DATASET EXCERPTS:
— BEGIN —

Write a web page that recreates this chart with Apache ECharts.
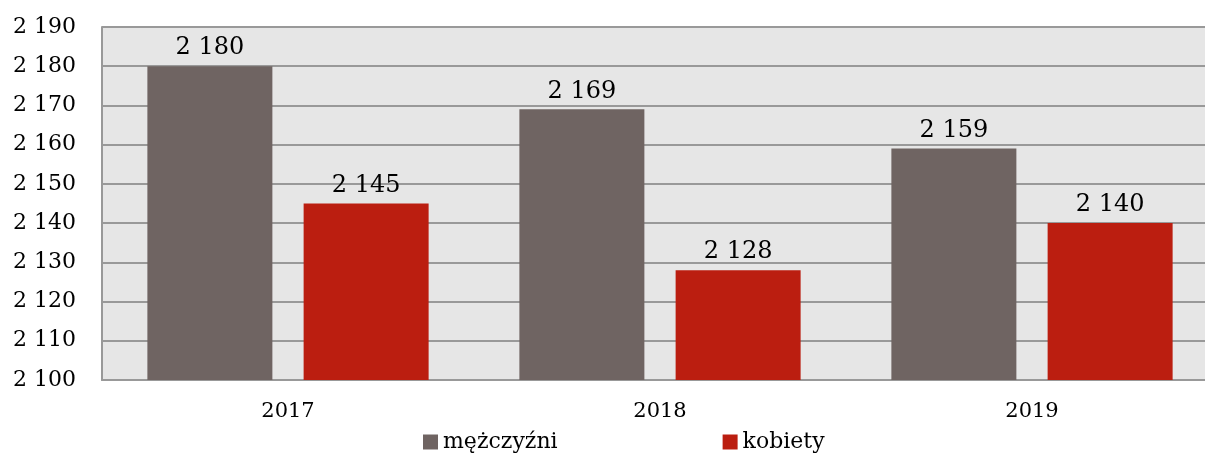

— END —
— BEGIN —

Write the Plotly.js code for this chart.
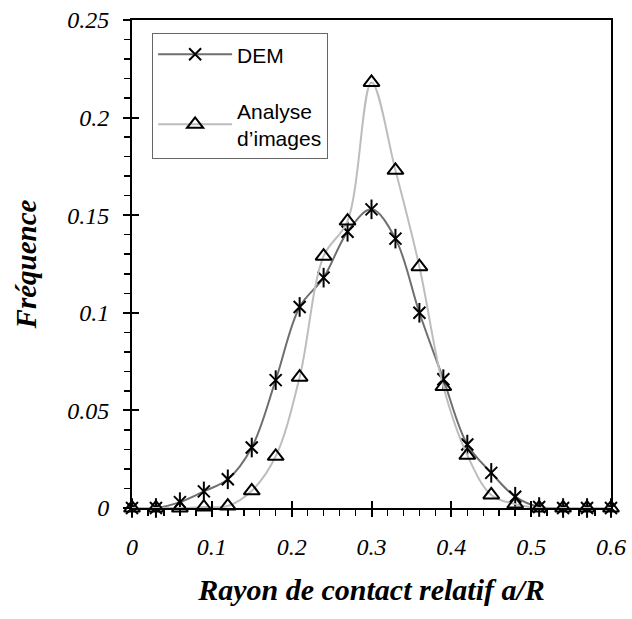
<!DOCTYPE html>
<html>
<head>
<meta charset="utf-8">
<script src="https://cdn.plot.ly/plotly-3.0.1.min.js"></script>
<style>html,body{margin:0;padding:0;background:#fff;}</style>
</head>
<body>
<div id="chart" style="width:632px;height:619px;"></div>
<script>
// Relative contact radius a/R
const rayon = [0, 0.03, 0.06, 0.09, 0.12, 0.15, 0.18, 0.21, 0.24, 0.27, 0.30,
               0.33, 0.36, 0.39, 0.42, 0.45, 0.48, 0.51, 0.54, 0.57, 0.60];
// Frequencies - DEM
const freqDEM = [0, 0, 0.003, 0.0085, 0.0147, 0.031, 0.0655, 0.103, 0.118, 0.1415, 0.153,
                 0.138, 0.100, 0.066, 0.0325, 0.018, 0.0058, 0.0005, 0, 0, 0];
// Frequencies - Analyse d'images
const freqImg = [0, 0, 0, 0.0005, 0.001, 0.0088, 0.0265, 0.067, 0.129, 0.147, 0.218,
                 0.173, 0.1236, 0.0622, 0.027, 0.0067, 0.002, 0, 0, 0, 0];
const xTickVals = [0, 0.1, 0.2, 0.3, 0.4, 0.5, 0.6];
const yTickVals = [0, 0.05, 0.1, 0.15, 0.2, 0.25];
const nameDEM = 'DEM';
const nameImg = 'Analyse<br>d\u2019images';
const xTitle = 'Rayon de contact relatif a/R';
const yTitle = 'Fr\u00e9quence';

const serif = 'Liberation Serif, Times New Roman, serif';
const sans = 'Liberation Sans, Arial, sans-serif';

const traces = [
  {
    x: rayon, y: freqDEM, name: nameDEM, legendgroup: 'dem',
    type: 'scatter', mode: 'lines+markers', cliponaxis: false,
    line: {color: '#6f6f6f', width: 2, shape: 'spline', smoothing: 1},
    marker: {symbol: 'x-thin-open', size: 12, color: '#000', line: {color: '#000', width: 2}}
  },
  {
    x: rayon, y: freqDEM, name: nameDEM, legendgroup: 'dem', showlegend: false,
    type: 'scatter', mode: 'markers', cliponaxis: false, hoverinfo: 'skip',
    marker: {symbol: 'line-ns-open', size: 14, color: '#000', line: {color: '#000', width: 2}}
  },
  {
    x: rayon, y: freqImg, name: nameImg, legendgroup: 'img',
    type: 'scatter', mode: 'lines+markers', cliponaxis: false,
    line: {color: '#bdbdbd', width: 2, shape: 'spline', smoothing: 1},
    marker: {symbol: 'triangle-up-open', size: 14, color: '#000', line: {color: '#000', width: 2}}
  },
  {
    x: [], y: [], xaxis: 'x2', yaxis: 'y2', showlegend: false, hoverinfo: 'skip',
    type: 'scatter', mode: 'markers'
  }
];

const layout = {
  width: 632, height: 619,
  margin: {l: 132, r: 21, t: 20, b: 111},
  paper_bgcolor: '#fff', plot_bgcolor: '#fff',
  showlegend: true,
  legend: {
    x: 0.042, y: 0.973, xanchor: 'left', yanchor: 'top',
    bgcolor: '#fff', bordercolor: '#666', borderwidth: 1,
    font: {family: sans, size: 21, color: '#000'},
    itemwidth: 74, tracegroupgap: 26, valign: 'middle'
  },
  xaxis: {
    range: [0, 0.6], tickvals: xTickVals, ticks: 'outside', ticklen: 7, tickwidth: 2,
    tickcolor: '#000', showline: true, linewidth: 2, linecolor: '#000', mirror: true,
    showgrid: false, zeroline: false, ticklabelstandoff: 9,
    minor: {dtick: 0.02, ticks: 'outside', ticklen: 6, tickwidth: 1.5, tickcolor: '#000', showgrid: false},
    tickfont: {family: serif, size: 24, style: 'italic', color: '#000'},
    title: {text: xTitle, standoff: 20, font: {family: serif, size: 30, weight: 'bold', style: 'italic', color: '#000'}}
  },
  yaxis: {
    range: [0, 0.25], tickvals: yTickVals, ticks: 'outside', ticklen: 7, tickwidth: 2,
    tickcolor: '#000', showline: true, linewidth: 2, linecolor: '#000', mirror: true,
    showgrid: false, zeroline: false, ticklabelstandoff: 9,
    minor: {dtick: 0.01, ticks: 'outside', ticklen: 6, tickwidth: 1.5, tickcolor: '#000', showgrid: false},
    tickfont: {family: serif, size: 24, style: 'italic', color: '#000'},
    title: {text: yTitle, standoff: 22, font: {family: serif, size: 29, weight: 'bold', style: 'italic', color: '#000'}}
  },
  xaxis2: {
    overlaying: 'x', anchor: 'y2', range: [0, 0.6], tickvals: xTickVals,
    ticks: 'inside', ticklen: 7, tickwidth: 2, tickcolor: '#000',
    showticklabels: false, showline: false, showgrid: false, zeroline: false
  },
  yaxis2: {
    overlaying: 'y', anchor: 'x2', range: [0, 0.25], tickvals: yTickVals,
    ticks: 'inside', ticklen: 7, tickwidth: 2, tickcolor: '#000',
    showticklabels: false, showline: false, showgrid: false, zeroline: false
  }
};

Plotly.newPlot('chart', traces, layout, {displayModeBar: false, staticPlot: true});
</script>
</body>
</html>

— END —
— BEGIN —

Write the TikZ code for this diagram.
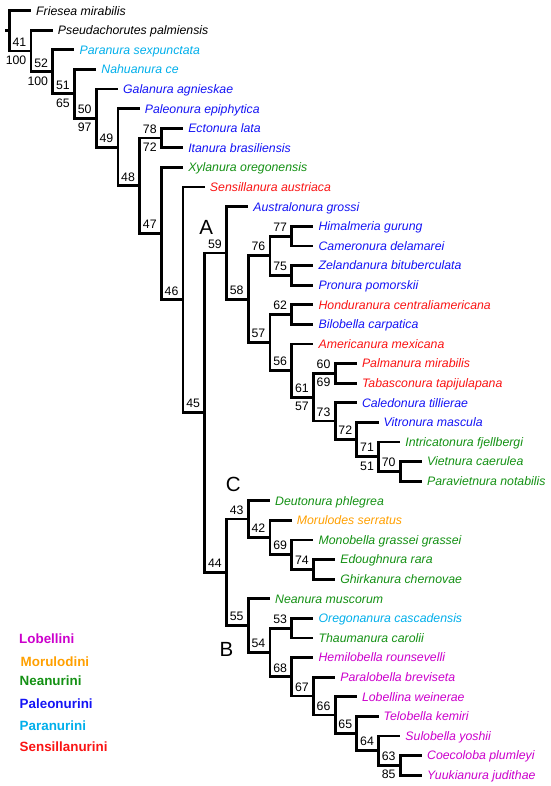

— END —

OBJECTIVE:
Scan the lines for the string "chart". Pick out every line that has it.

RESULT OF THIS EXERCISE:
Write a web page that recreates this chart with Apache ECharts.
Write the Plotly.js code for this chart.
<div id="chart" style="width:632px;height:619px;"></div>
Plotly.newPlot('chart', traces, layout, {displayModeBar: false, staticPlot: true});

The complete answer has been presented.